Written instruction — Answer with a single number, the count of lines holding the word "script".

Dataset records —
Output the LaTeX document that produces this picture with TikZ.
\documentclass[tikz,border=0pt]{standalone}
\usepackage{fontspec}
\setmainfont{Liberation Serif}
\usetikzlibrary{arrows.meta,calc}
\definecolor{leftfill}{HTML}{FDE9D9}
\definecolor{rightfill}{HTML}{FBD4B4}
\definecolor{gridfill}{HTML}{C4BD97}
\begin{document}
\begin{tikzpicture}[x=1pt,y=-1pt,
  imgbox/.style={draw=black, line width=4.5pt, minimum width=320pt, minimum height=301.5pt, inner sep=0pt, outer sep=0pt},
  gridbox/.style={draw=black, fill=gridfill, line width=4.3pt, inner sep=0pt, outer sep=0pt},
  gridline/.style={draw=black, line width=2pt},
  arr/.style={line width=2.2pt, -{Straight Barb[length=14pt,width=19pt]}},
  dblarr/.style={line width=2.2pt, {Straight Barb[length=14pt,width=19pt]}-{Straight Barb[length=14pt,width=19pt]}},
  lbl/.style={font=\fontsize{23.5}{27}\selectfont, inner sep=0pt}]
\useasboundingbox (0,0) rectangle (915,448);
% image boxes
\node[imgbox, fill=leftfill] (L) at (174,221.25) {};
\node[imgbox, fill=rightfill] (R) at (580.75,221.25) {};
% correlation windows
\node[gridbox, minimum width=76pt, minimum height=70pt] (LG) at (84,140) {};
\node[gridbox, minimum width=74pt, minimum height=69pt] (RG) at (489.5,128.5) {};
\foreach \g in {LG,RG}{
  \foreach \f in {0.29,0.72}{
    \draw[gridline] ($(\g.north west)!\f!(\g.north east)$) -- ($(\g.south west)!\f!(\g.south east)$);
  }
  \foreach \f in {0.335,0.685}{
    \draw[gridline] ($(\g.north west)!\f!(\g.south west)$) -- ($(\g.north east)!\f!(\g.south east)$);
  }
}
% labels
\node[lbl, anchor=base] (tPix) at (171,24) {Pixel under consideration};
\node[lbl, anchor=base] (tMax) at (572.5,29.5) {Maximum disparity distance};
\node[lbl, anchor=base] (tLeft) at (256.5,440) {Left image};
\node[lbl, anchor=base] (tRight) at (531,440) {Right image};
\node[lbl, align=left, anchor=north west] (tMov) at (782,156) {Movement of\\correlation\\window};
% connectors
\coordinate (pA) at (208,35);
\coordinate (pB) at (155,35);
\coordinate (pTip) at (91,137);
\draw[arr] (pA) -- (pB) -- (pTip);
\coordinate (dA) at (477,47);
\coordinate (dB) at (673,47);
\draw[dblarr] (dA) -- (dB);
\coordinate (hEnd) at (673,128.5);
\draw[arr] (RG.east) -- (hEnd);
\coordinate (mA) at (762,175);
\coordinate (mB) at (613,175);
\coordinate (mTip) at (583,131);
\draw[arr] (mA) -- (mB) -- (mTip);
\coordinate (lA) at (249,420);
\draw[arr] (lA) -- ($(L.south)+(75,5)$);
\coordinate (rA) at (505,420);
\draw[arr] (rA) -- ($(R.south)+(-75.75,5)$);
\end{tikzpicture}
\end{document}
* * *
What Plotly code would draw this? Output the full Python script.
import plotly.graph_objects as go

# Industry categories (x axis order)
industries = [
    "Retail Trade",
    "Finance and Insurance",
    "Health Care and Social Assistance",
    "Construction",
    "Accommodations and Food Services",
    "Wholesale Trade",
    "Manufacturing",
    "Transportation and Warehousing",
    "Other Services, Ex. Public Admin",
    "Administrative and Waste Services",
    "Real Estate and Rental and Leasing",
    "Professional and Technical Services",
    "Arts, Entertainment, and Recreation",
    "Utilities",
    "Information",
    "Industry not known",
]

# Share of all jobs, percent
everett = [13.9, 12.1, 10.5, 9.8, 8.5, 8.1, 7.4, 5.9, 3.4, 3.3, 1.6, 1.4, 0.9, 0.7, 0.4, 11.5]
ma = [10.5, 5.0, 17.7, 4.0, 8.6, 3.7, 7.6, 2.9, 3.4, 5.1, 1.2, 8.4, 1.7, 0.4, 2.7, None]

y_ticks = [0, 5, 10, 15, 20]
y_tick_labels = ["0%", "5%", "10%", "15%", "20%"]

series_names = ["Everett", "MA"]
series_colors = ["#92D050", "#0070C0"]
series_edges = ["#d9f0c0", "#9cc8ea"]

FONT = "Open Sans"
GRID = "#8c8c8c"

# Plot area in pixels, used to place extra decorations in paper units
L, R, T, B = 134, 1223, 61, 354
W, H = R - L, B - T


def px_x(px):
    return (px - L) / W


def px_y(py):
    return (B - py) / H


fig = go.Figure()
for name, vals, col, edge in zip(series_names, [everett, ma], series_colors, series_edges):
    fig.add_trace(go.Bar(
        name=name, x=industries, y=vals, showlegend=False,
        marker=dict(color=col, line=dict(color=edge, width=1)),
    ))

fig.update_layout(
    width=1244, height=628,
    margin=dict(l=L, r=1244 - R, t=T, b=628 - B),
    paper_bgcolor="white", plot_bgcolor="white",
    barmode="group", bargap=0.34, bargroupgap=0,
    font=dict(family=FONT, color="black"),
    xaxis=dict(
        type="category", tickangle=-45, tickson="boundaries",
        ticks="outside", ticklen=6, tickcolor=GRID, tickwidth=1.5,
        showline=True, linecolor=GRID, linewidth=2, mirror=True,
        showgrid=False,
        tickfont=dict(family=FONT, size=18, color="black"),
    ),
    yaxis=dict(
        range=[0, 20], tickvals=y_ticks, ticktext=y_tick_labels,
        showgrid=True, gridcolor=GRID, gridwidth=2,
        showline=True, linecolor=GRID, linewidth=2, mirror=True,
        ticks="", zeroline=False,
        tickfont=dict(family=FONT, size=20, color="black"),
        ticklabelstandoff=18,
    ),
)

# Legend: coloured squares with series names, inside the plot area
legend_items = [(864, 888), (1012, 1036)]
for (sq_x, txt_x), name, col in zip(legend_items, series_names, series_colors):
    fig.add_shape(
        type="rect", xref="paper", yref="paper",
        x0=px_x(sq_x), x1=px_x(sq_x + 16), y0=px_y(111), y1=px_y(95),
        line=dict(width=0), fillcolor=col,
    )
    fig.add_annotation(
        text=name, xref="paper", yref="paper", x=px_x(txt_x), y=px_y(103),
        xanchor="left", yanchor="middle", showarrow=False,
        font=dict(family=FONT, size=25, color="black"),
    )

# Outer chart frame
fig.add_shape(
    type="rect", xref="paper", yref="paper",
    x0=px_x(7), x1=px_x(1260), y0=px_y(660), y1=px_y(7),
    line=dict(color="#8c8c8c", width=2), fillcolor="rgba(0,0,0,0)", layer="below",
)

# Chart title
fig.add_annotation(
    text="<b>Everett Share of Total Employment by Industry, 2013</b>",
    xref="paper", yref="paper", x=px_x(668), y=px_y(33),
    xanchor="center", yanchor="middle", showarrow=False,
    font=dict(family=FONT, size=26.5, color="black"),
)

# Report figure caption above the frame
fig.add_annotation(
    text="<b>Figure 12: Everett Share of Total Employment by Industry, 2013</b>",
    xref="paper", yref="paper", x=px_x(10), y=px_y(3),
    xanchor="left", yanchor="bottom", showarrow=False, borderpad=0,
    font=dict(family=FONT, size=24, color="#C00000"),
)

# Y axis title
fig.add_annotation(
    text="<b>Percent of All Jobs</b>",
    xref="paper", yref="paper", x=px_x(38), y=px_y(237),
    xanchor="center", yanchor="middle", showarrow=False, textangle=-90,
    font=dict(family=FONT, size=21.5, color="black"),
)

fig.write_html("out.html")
==
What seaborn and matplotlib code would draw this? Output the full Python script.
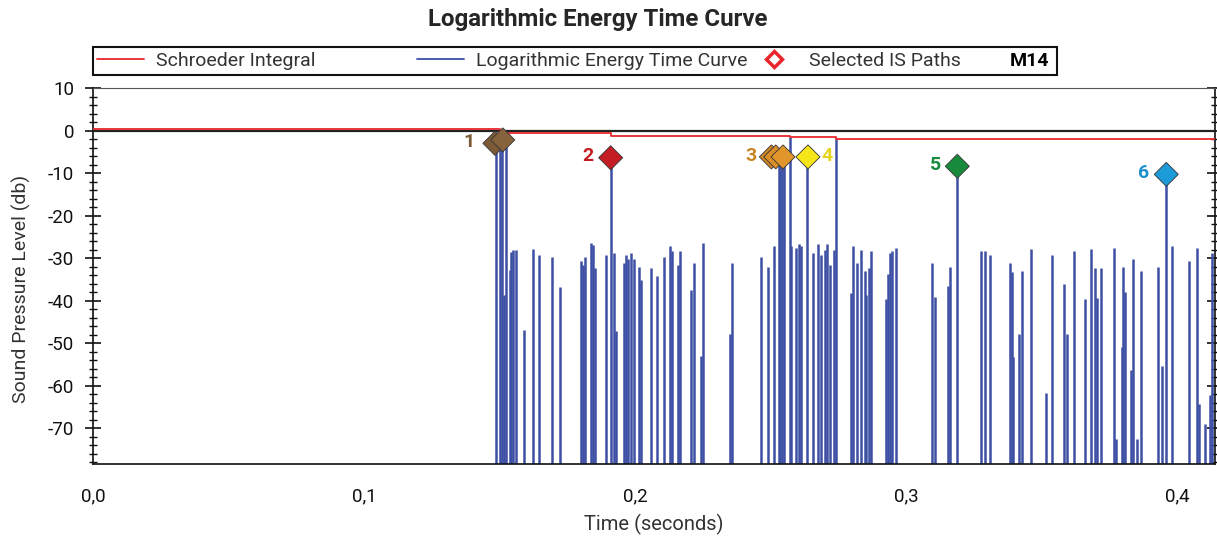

Reply to the exercise — 2